Who do you turn to for help when it comes to financial matters? You can ask friends and colleagues for advice and maybe they’ll point you towards a plan to tackle your debt. They might even advise you to file for bankruptcy if you have a struggling business or just can’t stay afloat.
They may not know enough, however, to give you informed advice that takes into consideration your rights and your financial options. That’s where a licensed credit counsellor from David Sklar and Associates can help.
When you consult with a Licensed Insolvency Trustee (formerly known as a bankruptcy trustee), you have the chance to learn about your debt relief options from a financial professional who knows the ins and outs of Canadian procedures for debt relief. Bankruptcy trustees are licensed under the government’s Bankruptcy and Insolvency Act and they know the specifics of filing for bankruptcy in Ontario or a consumer proposal in Ontario.
Budgets Take Planning and Commitment
Even if you’re in the beginning stages of debt relief, you can start to implement changes into your everyday life right away. If you’re not already living your life and making spending decisions according to a budget, then it’s time to start.
Think of your budget as the blueprint to your money. Your budget balances your income against your expenses and allows you to track any financial goals you may have set up, whether that be saving for a trip at the end of the year or committing to regular payments into your RRSP.

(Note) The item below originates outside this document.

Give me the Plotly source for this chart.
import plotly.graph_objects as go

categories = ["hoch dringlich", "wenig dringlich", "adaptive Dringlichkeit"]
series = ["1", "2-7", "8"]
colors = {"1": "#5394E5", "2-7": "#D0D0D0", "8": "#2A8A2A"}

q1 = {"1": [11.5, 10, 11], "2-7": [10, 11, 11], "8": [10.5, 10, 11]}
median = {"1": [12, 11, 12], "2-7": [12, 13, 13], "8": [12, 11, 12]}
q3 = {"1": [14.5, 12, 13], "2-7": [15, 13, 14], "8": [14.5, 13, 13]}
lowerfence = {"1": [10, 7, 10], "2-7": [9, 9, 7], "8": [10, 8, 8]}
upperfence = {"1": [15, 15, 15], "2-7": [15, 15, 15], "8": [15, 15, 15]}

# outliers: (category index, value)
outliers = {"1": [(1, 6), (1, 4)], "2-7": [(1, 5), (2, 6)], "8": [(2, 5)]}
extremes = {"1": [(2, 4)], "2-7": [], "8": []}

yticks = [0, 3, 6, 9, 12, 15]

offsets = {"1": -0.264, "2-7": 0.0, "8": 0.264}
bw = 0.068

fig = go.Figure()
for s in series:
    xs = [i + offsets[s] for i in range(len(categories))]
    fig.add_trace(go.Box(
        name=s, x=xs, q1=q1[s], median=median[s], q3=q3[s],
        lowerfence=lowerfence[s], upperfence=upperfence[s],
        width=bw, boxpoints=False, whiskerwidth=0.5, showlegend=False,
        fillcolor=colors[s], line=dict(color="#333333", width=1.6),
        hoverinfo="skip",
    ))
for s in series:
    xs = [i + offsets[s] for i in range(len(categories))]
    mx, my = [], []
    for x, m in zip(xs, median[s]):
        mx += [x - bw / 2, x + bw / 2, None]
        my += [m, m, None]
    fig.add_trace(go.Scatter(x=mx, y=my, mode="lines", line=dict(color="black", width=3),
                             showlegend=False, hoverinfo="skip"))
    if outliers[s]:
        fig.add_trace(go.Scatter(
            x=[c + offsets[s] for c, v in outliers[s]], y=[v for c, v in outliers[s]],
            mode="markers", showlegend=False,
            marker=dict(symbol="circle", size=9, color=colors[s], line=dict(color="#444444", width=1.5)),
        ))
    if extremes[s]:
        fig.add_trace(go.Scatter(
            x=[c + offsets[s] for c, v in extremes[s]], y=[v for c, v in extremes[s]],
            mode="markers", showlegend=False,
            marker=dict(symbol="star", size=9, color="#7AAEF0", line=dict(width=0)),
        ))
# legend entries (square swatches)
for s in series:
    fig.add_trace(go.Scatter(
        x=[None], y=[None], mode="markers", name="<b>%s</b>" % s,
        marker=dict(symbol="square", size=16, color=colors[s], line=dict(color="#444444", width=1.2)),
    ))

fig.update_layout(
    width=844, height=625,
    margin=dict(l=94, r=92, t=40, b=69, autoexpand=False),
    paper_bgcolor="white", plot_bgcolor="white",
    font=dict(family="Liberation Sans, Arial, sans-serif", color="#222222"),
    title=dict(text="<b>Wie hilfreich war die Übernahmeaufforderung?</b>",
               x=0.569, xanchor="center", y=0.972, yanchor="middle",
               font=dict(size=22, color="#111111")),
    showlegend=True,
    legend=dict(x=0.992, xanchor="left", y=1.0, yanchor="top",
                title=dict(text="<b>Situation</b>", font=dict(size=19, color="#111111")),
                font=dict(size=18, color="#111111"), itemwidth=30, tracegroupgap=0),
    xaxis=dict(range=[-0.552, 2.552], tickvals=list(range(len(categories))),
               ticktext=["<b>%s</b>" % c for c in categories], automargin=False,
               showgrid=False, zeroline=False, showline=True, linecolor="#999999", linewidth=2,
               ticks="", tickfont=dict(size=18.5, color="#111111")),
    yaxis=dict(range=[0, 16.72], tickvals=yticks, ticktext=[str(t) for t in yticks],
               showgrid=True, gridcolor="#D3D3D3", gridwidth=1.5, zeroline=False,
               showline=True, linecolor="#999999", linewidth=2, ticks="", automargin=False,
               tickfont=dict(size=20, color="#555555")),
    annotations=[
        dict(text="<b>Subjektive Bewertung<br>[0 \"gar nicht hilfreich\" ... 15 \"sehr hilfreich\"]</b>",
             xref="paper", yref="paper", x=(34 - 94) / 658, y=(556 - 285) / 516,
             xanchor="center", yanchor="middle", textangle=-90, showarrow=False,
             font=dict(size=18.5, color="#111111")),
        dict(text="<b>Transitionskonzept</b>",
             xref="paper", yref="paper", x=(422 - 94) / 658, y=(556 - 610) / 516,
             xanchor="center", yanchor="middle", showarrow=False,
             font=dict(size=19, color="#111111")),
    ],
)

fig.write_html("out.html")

The Four-Week Budget System
If you’ve never lived by a budget and are working on a debt repayment system, then enlist the help of your bankruptcy trustee or certified insolvency counsellor to establish how much of your income is going towards payments and other obligations. It can feel difficult to suddenly rely on yourself to set up financial rules to your spending, but there is a helpful four-week strategy that you can use.
- Week One: categorize your expenses to figure out where your money actually goes. Separate your spending into fixed costs (regular and consistent obligations like rent, student loans, cell phone bill, etc.), non-monthly expenses (irregular but necessary costs like tuition deposits, car registration fees, etc.), and financial goals that you’re working towards.

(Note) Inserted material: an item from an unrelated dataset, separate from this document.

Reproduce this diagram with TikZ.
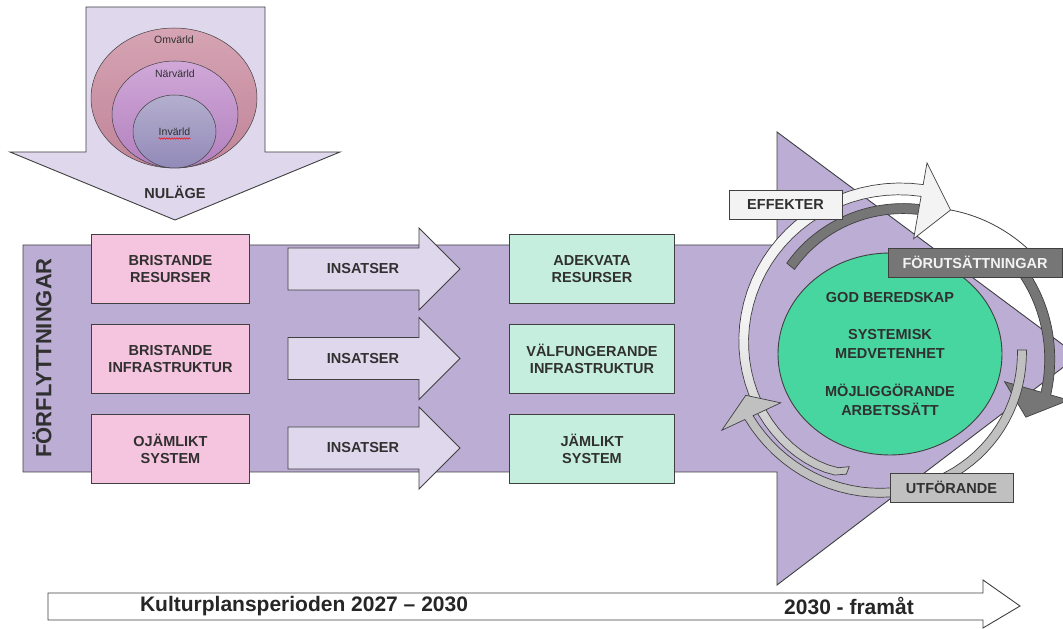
\documentclass[tikz,border=0pt]{standalone}
\usepackage{fontspec}
\setmainfont{Liberation Sans}
\usetikzlibrary{positioning,shapes.geometric,decorations.pathmorphing}

\definecolor{lila}{RGB}{188,173,213}
\definecolor{ljuslila}{RGB}{223,215,236}
\definecolor{rosa}{RGB}{245,196,222}
\definecolor{mint}{RGB}{197,238,222}
\definecolor{gron}{RGB}{72,214,160}
\definecolor{kant}{RGB}{64,64,64}
\definecolor{textgra}{RGB}{48,48,48}
\definecolor{morkgra}{RGB}{118,118,118}
\definecolor{ljusgra}{RGB}{192,192,192}
\definecolor{vitgra}{RGB}{243,243,243}
\definecolor{rosaA}{RGB}{214,164,180}
\definecolor{rosaB}{RGB}{192,132,152}
\definecolor{lilaA}{RGB}{208,168,216}
\definecolor{lilaB}{RGB}{178,128,190}
\definecolor{gralilaA}{RGB}{180,174,206}
\definecolor{gralilaB}{RGB}{146,138,184}

\newcommand{\ringband}[4]{plot[domain=#1:#2,samples=40] ({894+(#3+(#4)/2)*cos(\x)},{279+(#3+(#4)/2)*sin(\x)})
  -- plot[domain=#2:#1,samples=40] ({894+(#3-(#4)/2)*cos(\x)},{279+(#3-(#4)/2)*sin(\x)}) -- cycle}
\newcommand{\ringarrow}[8]{plot[domain=#1:#2,samples=40] ({894+(#3+(#4)/2)*cos(\x)},{279+(#3+(#4)/2)*sin(\x)})
  -- ([shift={(#2:#6)}]ring) -- ([shift={(#7:#8)}]ring) -- ([shift={(#2:#5)}]ring)
  -- plot[domain=#2:#1,samples=40] ({894+(#3-(#4)/2)*cos(\x)},{279+(#3-(#4)/2)*sin(\x)}) -- cycle}

\begin{document}
\begin{tikzpicture}[x=1pt,y=1pt,
	every node/.style={text=textgra,font=\fontsize{14.5}{17.5}\selectfont\bfseries},
	box/.style={draw=kant,line width=0.9pt,minimum width=158pt,minimum height=69pt,align=center,inner sep=0pt},
	pinkbox/.style={box,fill=rosa},
	mintbox/.style={box,fill=mint,minimum width=165pt},
	pil/.style={draw=kant,line width=0.9pt},
	varld/.style={ellipse,draw=kant,line width=0.5pt,inner sep=0pt},
	liten/.style={font=\fontsize{10.5}{12}\selectfont,text=textgra},
	etikett/.style={draw=kant,line width=0.9pt,minimum height=29pt,inner sep=0pt},
	ringpil/.style={draw=kant,line width=0.7pt}]
	\useasboundingbox (0,0) rectangle (1063,629);
	\clip (0,0) rectangle (1063,629);
	\fill[white] (0,0) rectangle (1063,629);

	\draw[pil,fill=ljuslila] (86,622) -- (265,622) -- (265,477) -- (340,477) -- (175,409) -- (10,477) -- (86,477) -- cycle;
	\node (nulage) at (175,437) {NULÄGE};
	\node[varld,top color=rosaA,bottom color=rosaB,minimum width=166pt,minimum height=140pt] (omv) at (174,531) {};
	\node[varld,top color=lilaA,bottom color=lilaB,minimum width=126pt,minimum height=107pt] (nar) at (175,514.5) {};
	\node[varld,liten,top color=gralilaA,bottom color=gralilaB,minimum width=83pt,minimum height=73pt] (inv) at (174.5,497.5) {Invärld};
	\node[liten] (omvtxt) at ([yshift=-12pt]omv.north) {Omvärld};
	\node[liten] (nartxt) at ([yshift=-13pt]nar.north) {Närvärld};
	\draw[red,line width=0.5pt,decorate,decoration={snake,amplitude=0.7pt,segment length=2.5pt}]
		([shift={(-16,-7)}]inv.center) -- ([shift={(16,-7)}]inv.center);

	\draw[pil,fill=lila] (23,384) -- (777,384) -- (777,497) -- (1078,273) -- (777,44) -- (777,157) -- (23,157) -- cycle;
	\node[rotate=90,font=\fontsize{22}{24}\selectfont\bfseries] (forfl) at (42,271) {FÖRFLYTTNINGAR};

	\node[pinkbox] (bres)                    at (170.5,360) {BRISTANDE\\RESURSER};
	\node[pinkbox] (binf) [below=20pt of bres]              {BRISTANDE\\INFRASTRUKTUR};
	\node[pinkbox] (ojam) [below=20pt of binf]              {OJÄMLIKT\\SYSTEM};
	\foreach \y/\n in {360/1,270.5/2,181/3}{
		\draw[pil,fill=ljuslila] (288,\y+21) -- (419,\y+21) -- (419,\y+41) -- (460,\y) -- (419,\y-41) -- (419,\y-21) -- (288,\y-21) -- cycle;
		\node (ins\n) at (363,\y) {INSATSER};
	}
	\node[mintbox] (adek)                    at (592,360) {ADEKVATA\\RESURSER};
	\node[mintbox] (valf) [below=20pt of adek]            {VÄLFUNGERANDE\\INFRASTRUKTUR};
	\node[mintbox] (jaml) [below=20pt of valf]            {JÄMLIKT\\SYSTEM};

	\node[ellipse,draw=kant,line width=0.9pt,fill=gron,minimum width=224pt,minimum height=202pt,inner sep=0pt,align=center,
		font=\fontsize{14.5}{19}\selectfont\bfseries] (mal) at (890,275)
		{GOD BEREDSKAP\\[18pt]SYSTEMISK\\MEDVETENHET\\[19pt]MÖJLIGGÖRANDE\\ARBETSSÄTT};

	\coordinate (ring) at (894,279);
	\draw[ringpil,fill=morkgra] \ringband{141}{78}{133+25*(141-(\x))/157}{10};
	\draw[ringpil,fill=morkgra] \ringarrow{30}{-16}{133+25*(141-(\x))/157}{10}{115}{182}{-27}{148};
	\draw[kant,line width=0.8pt] plot[domain=68:33,samples=30] ({894+(151+19*(68-(\x))/35)*cos(\x)},{279+(151+19*(68-(\x))/35)*sin(\x)});
	\draw[ringpil,top color=vitgra,bottom color=ljusgra,middle color=vitgra]
		\ringarrow{249}{80}{129+33*sqrt((249-(\x))/169)}{8+4*(249-(\x))/169}{113}{190}{68}{151};
	\draw[ringpil,fill=ljusgra]
		\ringarrow{0}{-155}{128+32*(abs(\x)/155)*sqrt(abs(\x)/155)}{9}{125}{190}{-163}{155};

	\node[etikett,fill=vitgra,minimum width=113pt] (eff)   at (785.5,424.5) {EFFEKTER};
	\node[etikett,fill=morkgra,text=vitgra,minimum width=174pt] (forut) at (975,366.5) {FÖRUTSÄTTNINGAR};
	\node[etikett,fill=ljusgra,minimum width=123pt] (utf)  at (951.5,141.5) {UTFÖRANDE};

	\draw[pil,fill=white] (48,36) -- (983,36) -- (983,49) -- (1020,23) -- (983,1) -- (983,9) -- (48,9) -- cycle;
	\node[font=\fontsize{21}{23}\selectfont\bfseries,text=black!85] (kultur) at (304,23) {Kulturplansperioden 2027 – 2030};
	\node[font=\fontsize{21}{23}\selectfont\bfseries,text=black!85] (framat) at (849,23) {2030 - framåt};
\end{tikzpicture}
\end{document}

- Week Two: establish your financial goals and map out a plan for achieving them. For instance, say you want to add another $6,000 to your savings account by the end of the year. Break that number into monthly amounts ($500/month) and add these items to your budget.
- Week Three: prioritize your spending by separating the “wants” from the “needs” and understanding your interest rates.
- Week Four: monitor your progress. Ideally you track your spending on a weekly basis, checking both your long-term and short-term plans. Use a partner to hold you accountable and set up budgeting apps to help stay on track.